§ Exercise description: Gather, from the data below, each line in which the word "code" occurs.

§ Records to use:
—————

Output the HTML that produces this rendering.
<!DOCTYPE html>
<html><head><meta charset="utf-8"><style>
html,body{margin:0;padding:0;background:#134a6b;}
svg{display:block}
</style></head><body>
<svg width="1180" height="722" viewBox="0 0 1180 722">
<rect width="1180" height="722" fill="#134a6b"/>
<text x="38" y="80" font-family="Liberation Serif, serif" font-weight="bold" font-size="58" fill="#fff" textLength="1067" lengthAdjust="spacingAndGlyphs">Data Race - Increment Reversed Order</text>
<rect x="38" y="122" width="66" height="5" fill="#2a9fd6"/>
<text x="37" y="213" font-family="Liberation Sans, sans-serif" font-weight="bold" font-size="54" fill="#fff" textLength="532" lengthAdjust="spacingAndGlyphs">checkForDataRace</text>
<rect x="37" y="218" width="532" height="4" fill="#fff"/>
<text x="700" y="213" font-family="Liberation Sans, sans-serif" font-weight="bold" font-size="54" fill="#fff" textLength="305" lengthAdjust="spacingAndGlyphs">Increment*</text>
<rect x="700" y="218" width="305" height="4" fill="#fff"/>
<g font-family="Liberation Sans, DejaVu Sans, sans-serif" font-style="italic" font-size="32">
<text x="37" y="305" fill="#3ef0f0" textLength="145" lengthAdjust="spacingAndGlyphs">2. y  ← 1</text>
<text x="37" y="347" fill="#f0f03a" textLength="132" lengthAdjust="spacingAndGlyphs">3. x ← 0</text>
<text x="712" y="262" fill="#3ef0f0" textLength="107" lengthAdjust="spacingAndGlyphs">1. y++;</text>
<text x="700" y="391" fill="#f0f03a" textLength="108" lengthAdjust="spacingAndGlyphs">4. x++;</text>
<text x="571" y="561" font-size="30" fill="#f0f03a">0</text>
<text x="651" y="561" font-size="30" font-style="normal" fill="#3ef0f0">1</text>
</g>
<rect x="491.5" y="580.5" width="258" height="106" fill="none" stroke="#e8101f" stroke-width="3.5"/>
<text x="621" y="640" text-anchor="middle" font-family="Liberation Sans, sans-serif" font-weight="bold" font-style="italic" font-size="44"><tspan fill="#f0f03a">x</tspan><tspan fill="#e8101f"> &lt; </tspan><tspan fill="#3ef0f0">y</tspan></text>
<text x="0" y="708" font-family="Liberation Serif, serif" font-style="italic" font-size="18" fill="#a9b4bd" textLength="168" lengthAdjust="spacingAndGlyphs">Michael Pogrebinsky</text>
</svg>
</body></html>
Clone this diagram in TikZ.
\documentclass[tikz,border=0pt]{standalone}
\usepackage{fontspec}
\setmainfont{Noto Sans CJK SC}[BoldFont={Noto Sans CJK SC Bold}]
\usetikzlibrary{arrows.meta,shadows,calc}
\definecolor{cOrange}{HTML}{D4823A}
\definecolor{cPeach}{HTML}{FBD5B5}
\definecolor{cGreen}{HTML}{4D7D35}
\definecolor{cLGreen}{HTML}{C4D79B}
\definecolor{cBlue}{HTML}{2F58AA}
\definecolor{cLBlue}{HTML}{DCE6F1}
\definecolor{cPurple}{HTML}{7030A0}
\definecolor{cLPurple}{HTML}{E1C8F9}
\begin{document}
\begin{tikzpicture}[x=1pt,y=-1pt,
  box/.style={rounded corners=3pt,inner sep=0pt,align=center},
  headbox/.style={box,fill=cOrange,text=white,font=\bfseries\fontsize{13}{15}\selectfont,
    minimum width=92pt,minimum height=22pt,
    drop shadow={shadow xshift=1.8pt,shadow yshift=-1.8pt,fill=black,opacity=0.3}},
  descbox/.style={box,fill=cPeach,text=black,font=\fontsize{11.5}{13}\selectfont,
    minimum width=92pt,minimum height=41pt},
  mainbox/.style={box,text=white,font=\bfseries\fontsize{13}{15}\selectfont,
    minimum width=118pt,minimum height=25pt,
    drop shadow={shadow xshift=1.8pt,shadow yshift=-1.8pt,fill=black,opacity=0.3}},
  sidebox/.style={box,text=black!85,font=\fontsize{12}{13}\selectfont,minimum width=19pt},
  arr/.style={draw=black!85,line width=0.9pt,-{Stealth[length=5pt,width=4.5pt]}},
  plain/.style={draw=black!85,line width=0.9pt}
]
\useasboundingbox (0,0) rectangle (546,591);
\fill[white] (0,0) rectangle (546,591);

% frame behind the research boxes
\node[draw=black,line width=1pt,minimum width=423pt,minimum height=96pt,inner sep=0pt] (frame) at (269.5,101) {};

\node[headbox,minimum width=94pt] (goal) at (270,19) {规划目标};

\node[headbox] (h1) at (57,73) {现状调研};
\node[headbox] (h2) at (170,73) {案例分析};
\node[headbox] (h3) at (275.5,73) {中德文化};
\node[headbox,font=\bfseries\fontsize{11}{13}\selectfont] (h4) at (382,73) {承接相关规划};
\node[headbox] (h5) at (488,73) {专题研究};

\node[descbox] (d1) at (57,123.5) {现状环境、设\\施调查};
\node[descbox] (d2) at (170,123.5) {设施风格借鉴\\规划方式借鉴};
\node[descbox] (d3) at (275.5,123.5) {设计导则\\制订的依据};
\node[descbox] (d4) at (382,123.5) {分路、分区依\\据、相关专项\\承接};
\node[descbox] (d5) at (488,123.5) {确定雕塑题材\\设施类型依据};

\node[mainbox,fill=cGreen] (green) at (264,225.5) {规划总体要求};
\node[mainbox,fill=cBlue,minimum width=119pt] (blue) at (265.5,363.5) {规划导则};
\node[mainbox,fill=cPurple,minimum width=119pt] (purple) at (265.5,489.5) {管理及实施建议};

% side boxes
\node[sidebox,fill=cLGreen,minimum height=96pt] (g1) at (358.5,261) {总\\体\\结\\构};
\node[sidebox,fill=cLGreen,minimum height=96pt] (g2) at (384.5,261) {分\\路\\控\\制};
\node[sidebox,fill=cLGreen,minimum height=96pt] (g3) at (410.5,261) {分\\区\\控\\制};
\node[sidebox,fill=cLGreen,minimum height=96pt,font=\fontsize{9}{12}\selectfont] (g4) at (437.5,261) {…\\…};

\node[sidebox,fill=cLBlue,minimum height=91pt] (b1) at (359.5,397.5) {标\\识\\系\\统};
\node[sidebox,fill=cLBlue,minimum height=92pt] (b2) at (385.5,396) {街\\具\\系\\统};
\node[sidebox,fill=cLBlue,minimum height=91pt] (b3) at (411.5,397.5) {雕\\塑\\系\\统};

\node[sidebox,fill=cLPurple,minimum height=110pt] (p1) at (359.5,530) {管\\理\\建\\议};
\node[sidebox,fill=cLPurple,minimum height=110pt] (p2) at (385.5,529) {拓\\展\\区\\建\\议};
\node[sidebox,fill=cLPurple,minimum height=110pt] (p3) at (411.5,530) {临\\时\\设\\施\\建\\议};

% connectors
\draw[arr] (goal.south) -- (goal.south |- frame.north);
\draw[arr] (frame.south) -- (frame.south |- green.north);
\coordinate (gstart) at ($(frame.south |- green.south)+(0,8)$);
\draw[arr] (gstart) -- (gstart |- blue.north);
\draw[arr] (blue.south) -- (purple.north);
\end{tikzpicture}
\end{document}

—————

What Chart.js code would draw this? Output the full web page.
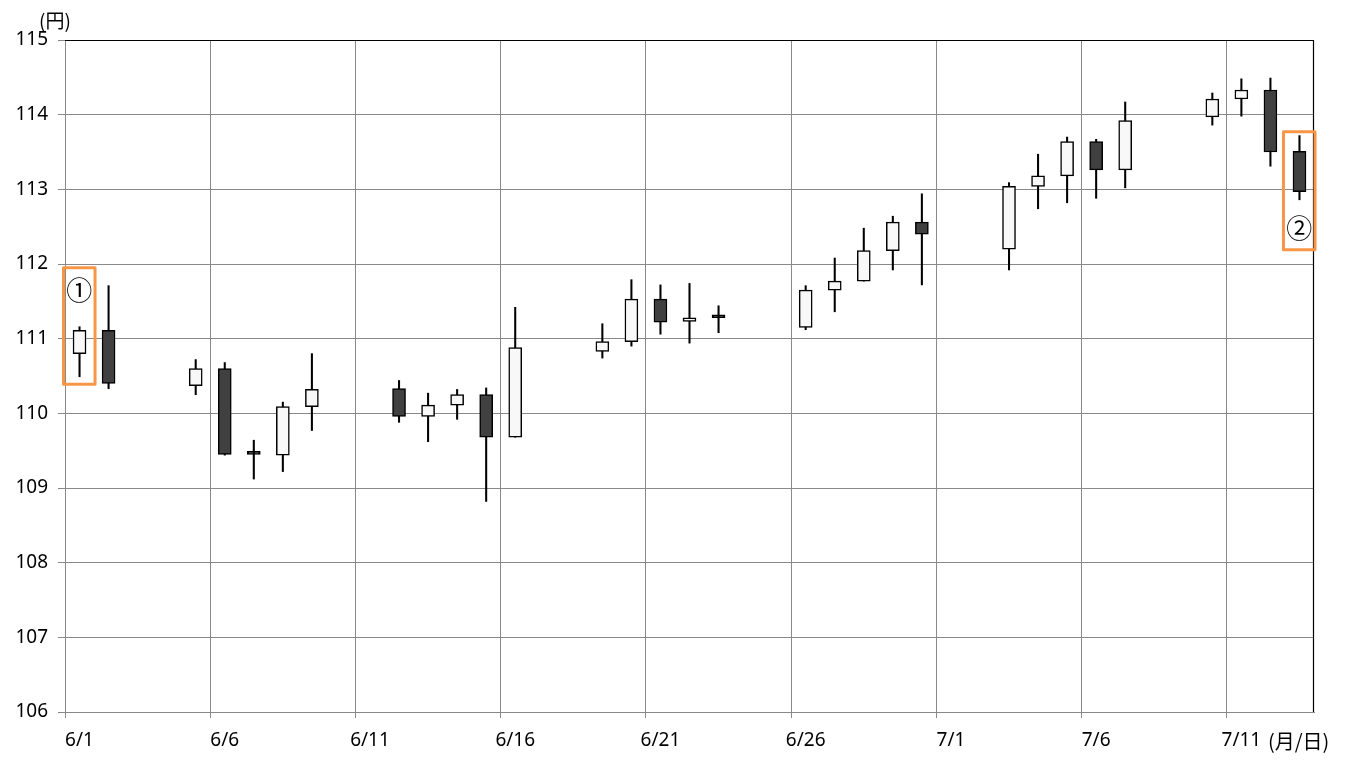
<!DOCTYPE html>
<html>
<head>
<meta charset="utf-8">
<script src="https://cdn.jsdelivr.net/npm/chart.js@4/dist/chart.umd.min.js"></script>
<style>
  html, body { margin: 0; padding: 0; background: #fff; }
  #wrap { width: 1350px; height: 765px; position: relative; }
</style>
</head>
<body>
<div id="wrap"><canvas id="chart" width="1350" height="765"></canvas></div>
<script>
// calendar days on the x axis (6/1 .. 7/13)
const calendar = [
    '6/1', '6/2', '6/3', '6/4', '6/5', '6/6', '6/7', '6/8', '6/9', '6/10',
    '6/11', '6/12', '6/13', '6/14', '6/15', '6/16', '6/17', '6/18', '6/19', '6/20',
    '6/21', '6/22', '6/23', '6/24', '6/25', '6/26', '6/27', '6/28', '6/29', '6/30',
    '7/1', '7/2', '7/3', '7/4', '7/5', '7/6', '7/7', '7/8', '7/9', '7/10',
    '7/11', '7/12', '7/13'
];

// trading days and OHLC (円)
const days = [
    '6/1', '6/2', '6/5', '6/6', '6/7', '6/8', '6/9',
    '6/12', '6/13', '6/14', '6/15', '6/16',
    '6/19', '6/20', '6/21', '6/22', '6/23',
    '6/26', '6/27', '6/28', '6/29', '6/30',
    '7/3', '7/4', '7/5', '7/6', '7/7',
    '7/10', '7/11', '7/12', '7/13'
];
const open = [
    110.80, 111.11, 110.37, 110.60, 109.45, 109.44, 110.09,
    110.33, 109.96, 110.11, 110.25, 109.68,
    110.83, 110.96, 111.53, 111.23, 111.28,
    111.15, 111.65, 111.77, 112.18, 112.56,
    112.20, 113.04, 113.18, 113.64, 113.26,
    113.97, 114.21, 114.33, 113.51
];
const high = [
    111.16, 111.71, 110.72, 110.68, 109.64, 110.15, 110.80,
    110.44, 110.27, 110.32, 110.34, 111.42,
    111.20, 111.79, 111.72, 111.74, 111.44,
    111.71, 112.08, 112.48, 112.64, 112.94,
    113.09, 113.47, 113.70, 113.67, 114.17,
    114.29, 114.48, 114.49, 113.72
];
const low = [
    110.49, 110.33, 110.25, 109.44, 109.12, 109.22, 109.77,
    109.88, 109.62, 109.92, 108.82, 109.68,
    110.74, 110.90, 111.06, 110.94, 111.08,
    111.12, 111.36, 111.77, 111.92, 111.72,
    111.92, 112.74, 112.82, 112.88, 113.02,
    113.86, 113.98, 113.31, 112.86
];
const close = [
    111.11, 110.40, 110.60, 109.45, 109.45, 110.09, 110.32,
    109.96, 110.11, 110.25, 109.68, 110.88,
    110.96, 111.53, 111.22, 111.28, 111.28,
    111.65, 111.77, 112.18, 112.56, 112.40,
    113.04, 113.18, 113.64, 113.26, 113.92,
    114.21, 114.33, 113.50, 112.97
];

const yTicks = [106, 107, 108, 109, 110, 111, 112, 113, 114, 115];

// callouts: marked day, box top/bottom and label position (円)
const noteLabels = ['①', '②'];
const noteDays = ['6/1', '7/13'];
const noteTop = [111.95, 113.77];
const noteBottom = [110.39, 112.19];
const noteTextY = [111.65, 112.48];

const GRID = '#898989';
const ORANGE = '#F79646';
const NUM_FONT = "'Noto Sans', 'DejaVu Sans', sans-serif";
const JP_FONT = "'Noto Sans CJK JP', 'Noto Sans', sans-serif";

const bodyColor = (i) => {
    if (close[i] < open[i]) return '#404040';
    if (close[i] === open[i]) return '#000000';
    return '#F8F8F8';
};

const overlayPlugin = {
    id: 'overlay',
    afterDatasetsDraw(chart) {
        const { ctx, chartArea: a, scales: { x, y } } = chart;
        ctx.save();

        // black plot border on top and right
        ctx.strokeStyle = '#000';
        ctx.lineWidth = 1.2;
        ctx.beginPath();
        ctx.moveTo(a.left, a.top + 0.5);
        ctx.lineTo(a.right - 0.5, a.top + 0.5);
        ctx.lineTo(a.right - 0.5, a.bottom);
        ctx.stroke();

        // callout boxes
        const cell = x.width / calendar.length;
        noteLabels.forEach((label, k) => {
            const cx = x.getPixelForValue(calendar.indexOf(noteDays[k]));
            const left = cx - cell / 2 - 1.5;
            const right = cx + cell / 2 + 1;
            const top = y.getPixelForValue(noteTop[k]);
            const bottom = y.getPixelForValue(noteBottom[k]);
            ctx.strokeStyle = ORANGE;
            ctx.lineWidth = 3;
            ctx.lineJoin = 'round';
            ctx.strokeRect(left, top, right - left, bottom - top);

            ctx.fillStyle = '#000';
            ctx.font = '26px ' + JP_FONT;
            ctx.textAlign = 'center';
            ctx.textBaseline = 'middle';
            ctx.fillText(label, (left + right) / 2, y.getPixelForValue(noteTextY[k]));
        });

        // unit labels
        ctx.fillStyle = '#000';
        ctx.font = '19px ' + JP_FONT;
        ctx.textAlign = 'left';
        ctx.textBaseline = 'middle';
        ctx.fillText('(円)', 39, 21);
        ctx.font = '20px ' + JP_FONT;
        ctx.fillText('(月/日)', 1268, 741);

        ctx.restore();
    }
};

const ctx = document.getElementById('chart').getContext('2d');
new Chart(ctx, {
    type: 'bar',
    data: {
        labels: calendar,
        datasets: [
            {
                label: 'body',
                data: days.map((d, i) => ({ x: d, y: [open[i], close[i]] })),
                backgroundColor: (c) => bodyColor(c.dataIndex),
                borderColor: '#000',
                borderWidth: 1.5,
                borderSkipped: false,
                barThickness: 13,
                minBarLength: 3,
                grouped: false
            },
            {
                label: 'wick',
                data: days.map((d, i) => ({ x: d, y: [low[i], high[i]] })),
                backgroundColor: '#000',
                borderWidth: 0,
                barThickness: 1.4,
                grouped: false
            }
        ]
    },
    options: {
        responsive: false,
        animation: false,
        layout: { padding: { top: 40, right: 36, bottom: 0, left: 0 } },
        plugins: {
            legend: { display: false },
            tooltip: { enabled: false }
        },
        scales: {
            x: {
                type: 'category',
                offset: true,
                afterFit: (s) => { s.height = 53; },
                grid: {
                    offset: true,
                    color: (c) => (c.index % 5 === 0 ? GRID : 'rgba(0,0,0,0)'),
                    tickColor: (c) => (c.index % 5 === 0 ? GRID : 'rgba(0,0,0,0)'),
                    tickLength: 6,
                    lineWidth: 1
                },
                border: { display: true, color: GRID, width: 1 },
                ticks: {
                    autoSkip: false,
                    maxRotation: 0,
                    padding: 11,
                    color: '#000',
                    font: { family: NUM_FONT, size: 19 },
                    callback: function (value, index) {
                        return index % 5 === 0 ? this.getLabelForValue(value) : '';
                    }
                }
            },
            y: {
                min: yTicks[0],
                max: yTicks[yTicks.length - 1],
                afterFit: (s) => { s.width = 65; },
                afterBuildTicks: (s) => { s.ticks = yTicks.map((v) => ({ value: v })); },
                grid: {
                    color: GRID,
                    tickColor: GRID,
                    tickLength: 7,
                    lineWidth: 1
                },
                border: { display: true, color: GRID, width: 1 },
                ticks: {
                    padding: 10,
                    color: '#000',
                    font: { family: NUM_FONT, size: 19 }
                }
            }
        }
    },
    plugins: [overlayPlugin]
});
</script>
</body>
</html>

—————

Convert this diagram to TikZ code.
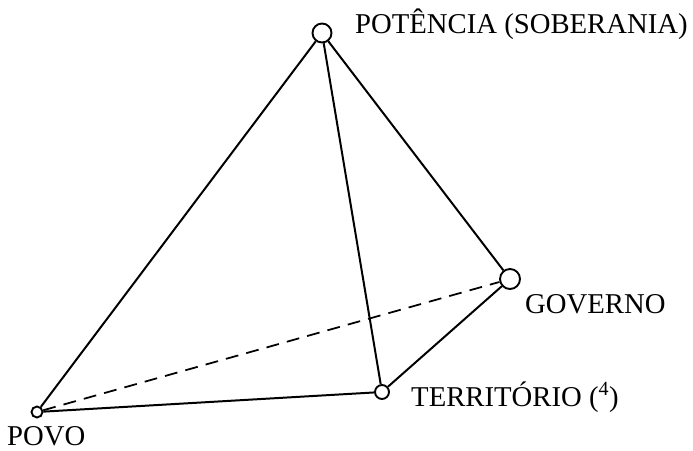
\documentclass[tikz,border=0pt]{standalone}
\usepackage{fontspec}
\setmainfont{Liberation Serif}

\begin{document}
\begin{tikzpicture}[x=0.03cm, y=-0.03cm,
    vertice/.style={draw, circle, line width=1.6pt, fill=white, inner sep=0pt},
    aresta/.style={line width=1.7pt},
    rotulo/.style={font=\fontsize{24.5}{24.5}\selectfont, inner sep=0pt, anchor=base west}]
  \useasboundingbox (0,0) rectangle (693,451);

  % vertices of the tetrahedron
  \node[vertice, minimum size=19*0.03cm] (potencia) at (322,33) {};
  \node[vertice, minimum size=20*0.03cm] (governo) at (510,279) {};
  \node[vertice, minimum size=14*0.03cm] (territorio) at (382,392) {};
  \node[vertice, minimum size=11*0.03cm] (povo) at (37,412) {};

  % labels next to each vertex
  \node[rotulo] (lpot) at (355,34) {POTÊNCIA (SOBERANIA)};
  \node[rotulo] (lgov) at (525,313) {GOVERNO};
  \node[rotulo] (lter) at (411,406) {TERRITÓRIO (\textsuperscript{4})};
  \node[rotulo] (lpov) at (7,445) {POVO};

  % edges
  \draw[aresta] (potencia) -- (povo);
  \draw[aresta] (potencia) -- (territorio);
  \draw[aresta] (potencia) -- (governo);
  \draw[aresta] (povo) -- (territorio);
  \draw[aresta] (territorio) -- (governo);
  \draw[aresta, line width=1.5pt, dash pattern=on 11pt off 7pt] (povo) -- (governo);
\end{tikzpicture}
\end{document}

—————

§ Problem solution:
What Chart.js code would draw this? Output the full web page.
Convert this diagram to TikZ code.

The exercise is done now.